What a great night we had.....too fun

Halloween 2013 Photos by Lauriebeast | Photobucket


----------



## Rahnefan (May 1, 2009)

It gets no better than this. You really have a great house to haunt also -- coming down toward it from up the hill must be really cool.


----------



## Grimm Pickins (Nov 4, 2013)

Very classy props! Love the subtle touches (like the orange lights under the cauldron). Keep it up, looks great.

Grimm


----------



## RoxyBlue (Oct 6, 2008)

Beautiful location, beautiful decorations, and great to see so many familiar creepy faces again


----------



## IMU (Apr 8, 2009)

Always a treat. Looks great!


----------



## Hairazor (Mar 13, 2012)

It looks like you have a great location for a haunt and it looks like you know how to make the most of it! Very well put together!


----------



## Death's Door (Mar 22, 2006)

Like everyone said before me, your location is awesome for a haunt. I love the props you have. I love how you have them placed.
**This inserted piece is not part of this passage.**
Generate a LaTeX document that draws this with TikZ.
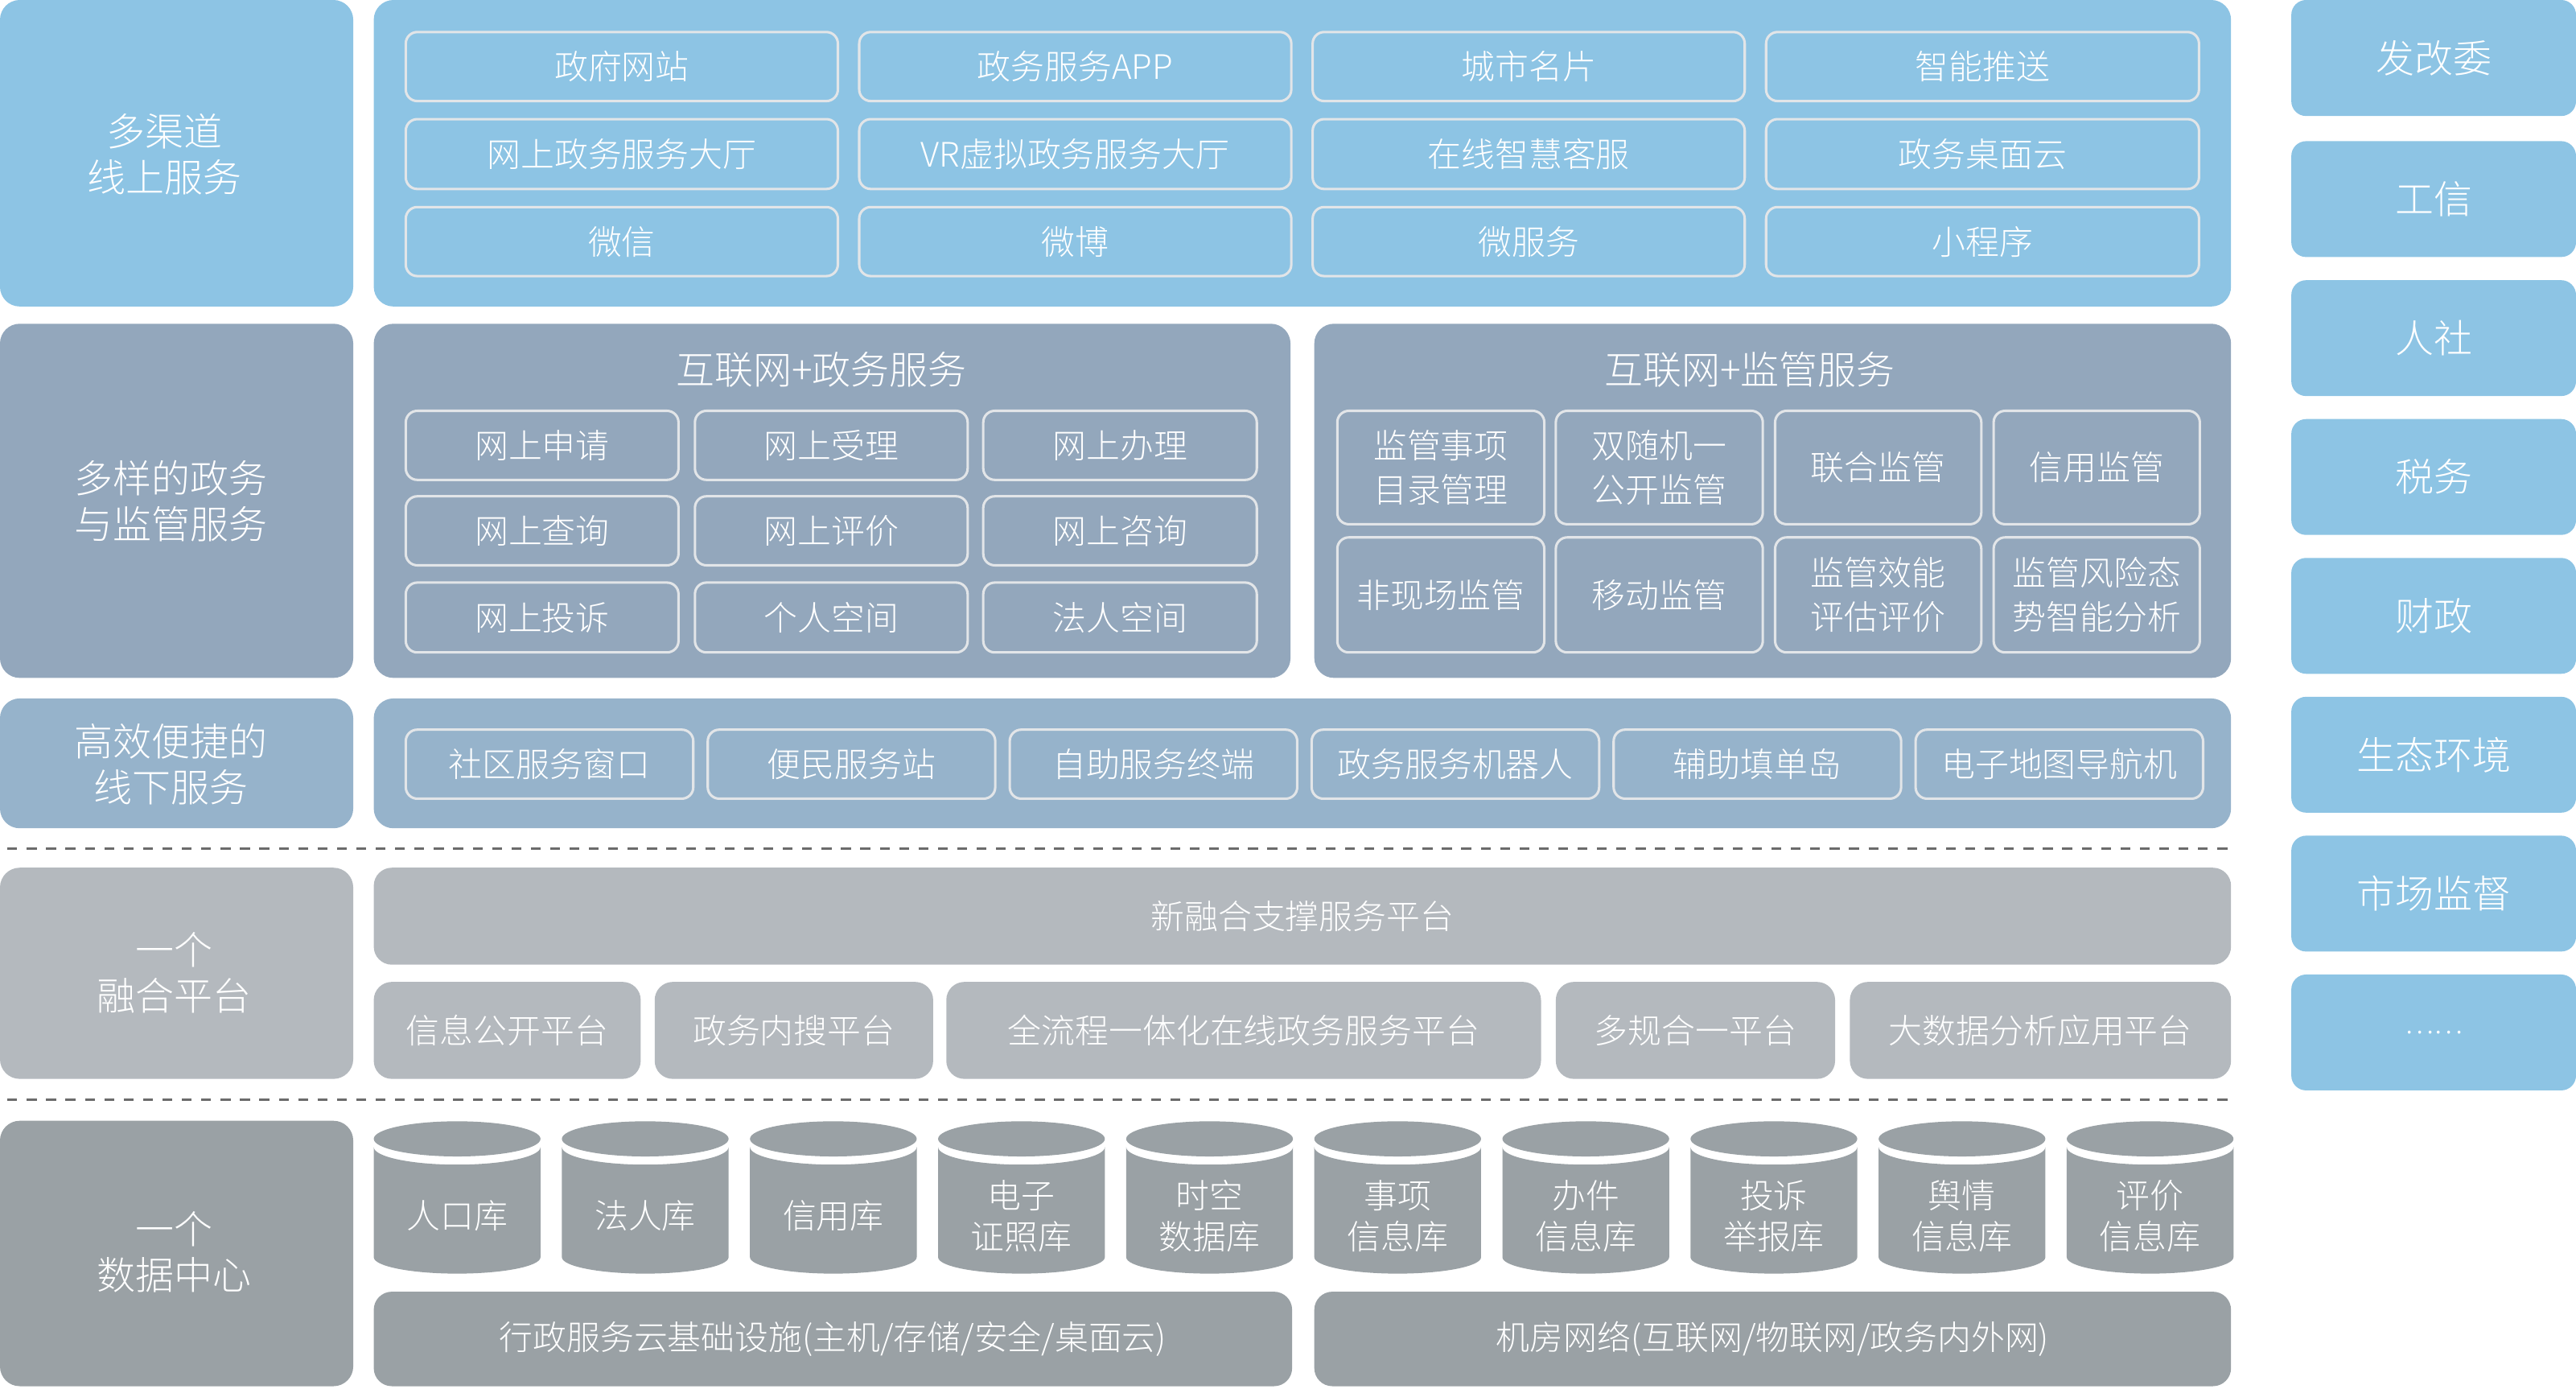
\documentclass[tikz,border=0pt]{standalone}
\usepackage{fontspec}
\IfFontExistsTF{Noto Sans CJK SC Light}{\setmainfont{Noto Sans CJK SC Light}}{\setmainfont{Noto Sans CJK SC}}
\definecolor{cA}{HTML}{8DC4E4}
\definecolor{cB}{HTML}{93A7BC}
\definecolor{cC}{HTML}{96B3CB}
\definecolor{cD}{HTML}{B4B9BE}
\definecolor{cE}{HTML}{9AA1A5}
\definecolor{cellline}{HTML}{E2E5E8}
\definecolor{dashc}{HTML}{6B6B6B}
\newcommand{\placebox}[7]{\node[#2, minimum width={(#5)-(#3)}, minimum height={(#6)-(#4)}] (#1) at ({((#3)+(#5))/2},{-((#4)+(#6))/2}) {#7};}
\tikzset{
  lbl/.style={rounded corners=12pt, inner sep=0pt, outer sep=0pt, text=white, align=center, font=\fontsize{23.5}{28}\selectfont},
  panel/.style={rounded corners=12pt, inner sep=0pt, outer sep=0pt},
  cell/.style={draw=cellline, line width=1.5pt, rounded corners=7pt, inner sep=0pt, text=white, align=center, font=\fontsize{20.5}{27}\selectfont},
  plat/.style={rounded corners=11pt, fill=cD, text=white, align=center, font=\fontsize{20.5}{24}\selectfont, inner sep=0pt},
  infra/.style={rounded corners=11pt, fill=cE, text=white, align=center, font=\fontsize{20.5}{24}\selectfont, inner sep=0pt},
  dept/.style={rounded corners=9pt, fill=cA, text=white, align=center, font=\fontsize{23.5}{28}\selectfont, inner sep=0pt},
  sepline/.style={draw=dashc, line width=1.5pt, dash pattern=on 6pt off 5.8pt},
  cyl/.style={fill=cE},
  cyllbl/.style={text=white, align=center, font=\fontsize{20.5}{25}\selectfont, inner sep=0pt},
  ttl/.style={text=white, font=\fontsize{23.5}{28}\selectfont, inner sep=0pt},
  lbltext/.style={text=white, align=center, font=\fontsize{23.5}{28}\selectfont, inner sep=0pt}
}
\begin{document}
\begin{tikzpicture}[x=1pt,y=1pt]
\useasboundingbox (0,0) rectangle (1568,-845);
% ---------- Row 1 ----------
\placebox{L1}{lbl, fill=cA}{0}{0}{215}{186.5}{}
\node[lbltext] (L1t) at (100,-94) {多渠道\\线上服务};
\placebox{P1}{panel, fill=cA}{227.5}{0}{1358}{186.5}{}
\placebox{a11}{cell}{247}{19.5}{510}{61.5}{政府网站}
\placebox{a12}{cell}{523}{19.5}{786}{61.5}{政务服务APP}
\placebox{a13}{cell}{799}{19.5}{1062}{61.5}{城市名片}
\placebox{a14}{cell}{1075}{19.5}{1338.5}{61.5}{智能推送}
\placebox{a21}{cell}{247}{72.5}{510}{115}{网上政务服务大厅}
\placebox{a22}{cell}{523}{72.5}{786}{115}{VR虚拟政务服务大厅}
\placebox{a23}{cell}{799}{72.5}{1062}{115}{在线智慧客服}
\placebox{a24}{cell}{1075}{72.5}{1338.5}{115}{政务桌面云}
\placebox{a31}{cell}{247}{126}{510}{168}{微信}
\placebox{a32}{cell}{523}{126}{786}{168}{微博}
\placebox{a33}{cell}{799}{126}{1062}{168}{微服务}
\placebox{a34}{cell}{1075}{126}{1338.5}{168}{小程序}
% ---------- Row 2 ----------
\placebox{L2}{lbl, fill=cB}{0}{197}{215}{412.5}{}
\node[lbltext] (L2t) at (104,-305) {多样的政务\\与监管服务};
\placebox{P2a}{panel, fill=cB}{227.5}{197}{785.5}{412.5}{}
\placebox{P2b}{panel, fill=cB}{800}{197}{1358}{412.5}{}
\node[ttl] (T2a) at (500,-225) {互联网+政务服务};
\node[ttl] (T2b) at (1065,-225) {互联网+监管服务};
\placebox{b11}{cell}{247}{250}{413}{292}{网上申请}
\placebox{b12}{cell}{423}{250}{589}{292}{网上受理}
\placebox{b13}{cell}{598.5}{250}{765}{292}{网上办理}
\placebox{b21}{cell}{247}{302}{413}{344}{网上查询}
\placebox{b22}{cell}{423}{302}{589}{344}{网上评价}
\placebox{b23}{cell}{598.5}{302}{765}{344}{网上咨询}
\placebox{b31}{cell}{247}{354.5}{413}{397}{网上投诉}
\placebox{b32}{cell}{423}{354.5}{589}{397}{个人空间}
\placebox{b33}{cell}{598.5}{354.5}{765}{397}{法人空间}
\placebox{c11}{cell}{814}{250}{940}{319}{监管事项\\目录管理}
\placebox{c12}{cell}{947}{250}{1073}{319}{双随机一\\公开监管}
\placebox{c13}{cell}{1080.5}{250}{1206}{319}{联合监管}
\placebox{c14}{cell}{1213.5}{250}{1339}{319}{信用监管}
\placebox{c21}{cell}{814}{327}{940}{397}{非现场监管}
\placebox{c22}{cell}{947}{327}{1073}{397}{移动监管}
\placebox{c23}{cell}{1080.5}{327}{1206}{397}{监管效能\\评估评价}
\placebox{c24}{cell}{1213.5}{327}{1339}{397}{监管风险态\\势智能分析}
% ---------- Row 3 ----------
\placebox{L3}{lbl, fill=cC}{0}{425}{215}{504}{}
\node[lbltext] (L3t) at (104,-465) {高效便捷的\\线下服务};
\placebox{P3}{panel, fill=cC}{227.5}{425}{1358}{504}{}
\placebox{d1}{cell}{247}{444}{422}{486}{社区服务窗口}
\placebox{d2}{cell}{430.8}{444}{605.8}{486}{便民服务站}
\placebox{d3}{cell}{614.6}{444}{789.6}{486}{自助服务终端}
\placebox{d4}{cell}{798.4}{444}{973.4}{486}{政务服务机器人}
\placebox{d5}{cell}{982.2}{444}{1157.2}{486}{辅助填单岛}
\placebox{d6}{cell}{1166}{444}{1341}{486}{电子地图导航机}
% ---------- separator 1 ----------
\coordinate (s1a) at (4.5,-516.2);
\coordinate (s1b) at (1357,-516.2);
\draw[sepline] (s1a) -- (s1b);
% ---------- Row 4 ----------
\placebox{L4}{lbl, fill=cD}{0}{528}{215}{656.5}{}
\node[lbltext] (L4t) at (106,-592) {一个\\融合平台};
\placebox{e0}{plat}{227.5}{528}{1358}{587}{新融合支撑服务平台}
\placebox{e1}{plat}{227.5}{597.5}{390}{656.5}{信息公开平台}
\placebox{e2}{plat}{398.5}{597.5}{568}{656.5}{政务内搜平台}
\placebox{e3}{plat}{576}{597.5}{938}{656.5}{全流程一体化在线政务服务平台}
\placebox{e4}{plat}{947}{597.5}{1117}{656.5}{多规合一平台}
\placebox{e5}{plat}{1126}{597.5}{1358}{656.5}{大数据分析应用平台}
% ---------- separator 2 ----------
\coordinate (s2a) at (4.5,-669);
\coordinate (s2b) at (1357,-669);
\draw[sepline] (s2a) -- (s2b);
% ---------- Row 5 ----------
\placebox{L5}{lbl, fill=cE}{0}{682}{215}{843.5}{}
\node[lbltext] (L5t) at (106,-762) {一个\\数据中心};
\foreach \i/\t in {0/人口库, 1/法人库, 2/信用库, 3/电子\\证照库, 4/时空\\数据库, 5/事项\\信息库, 6/办件\\信息库, 7/投诉\\举报库, 8/舆情\\信息库, 9/评价\\信息库} {
  \pgfmathsetmacro\Lx{227.5+114.5*\i}
  \pgfmathsetmacro\Rx{\Lx+101.5}
  \pgfmathsetmacro\Cx{\Lx+50.75}
  \fill[cyl] (\Lx,-698) -- (\Lx,-765) arc[start angle=180, end angle=360, x radius=50.75pt, y radius=10pt] -- (\Rx,-698) arc[start angle=0, end angle=-180, x radius=50.75pt, y radius=10.7pt] -- cycle;
  \fill[cyl] (\Cx,-693) ellipse [x radius=50.75pt, y radius=10.7pt];
  \node[cyllbl] (db\i) at (\Cx,-740) {\t};
}
\placebox{f1}{infra}{227.5}{786}{786.5}{843.5}{行政服务云基础设施(主机/存储/安全/桌面云)}
\placebox{f2}{infra}{800}{786}{1358}{843.5}{机房网络(互联网/物联网/政务内外网)}
% ---------- Right column ----------
\placebox{g1}{dept}{1394.7}{0}{1568}{70.6}{发改委}
\placebox{g2}{dept}{1394.7}{85.9}{1568}{156.4}{工信}
\placebox{g3}{dept}{1394.7}{170.5}{1568}{241}{人社}
\placebox{g4}{dept}{1394.7}{255}{1568}{325.5}{税务}
\placebox{g5}{dept}{1394.7}{339.5}{1568}{410}{财政}
\placebox{g6}{dept}{1394.7}{424}{1568}{494.5}{生态环境}
\placebox{g7}{dept}{1394.7}{508.5}{1568}{579}{市场监督}
\placebox{g8}{dept}{1394.7}{593}{1568}{663.5}{\fontsize{17}{20}\selectfont ……}
\end{tikzpicture}
\end{document}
Great job!!!!!!


----------



## Dark Angel 27 (Sep 11, 2008)

I am floored by the talent you have! And I did miss seeing the Bride of Frankenstein again! She's looking ghoulishly awesome! You have definitely given me some ideas for next year!


----------



## Terrormaster (Sep 27, 2007)

Always love watching your fantastic creations come to life in your haunt. Fantastic as always Lauri!


----------



## The Halloween Lady (Aug 18, 2010)

Definitely eye candy! You have some mad skills woman!!!


----------



## Lauriebeast (Feb 27, 2007)

Thanks so much everyone. It was great having my niece here and she played the dead bride beautifully. People weren't sure which of my characters would move, hehe. One little girl who looked to be about 7 or 8 burst out crying when my niece moved one foot just slightly.  Gotta toughen that one up or she'll never make it through another Halloween at The House of Franklinstein....muahahaha


----------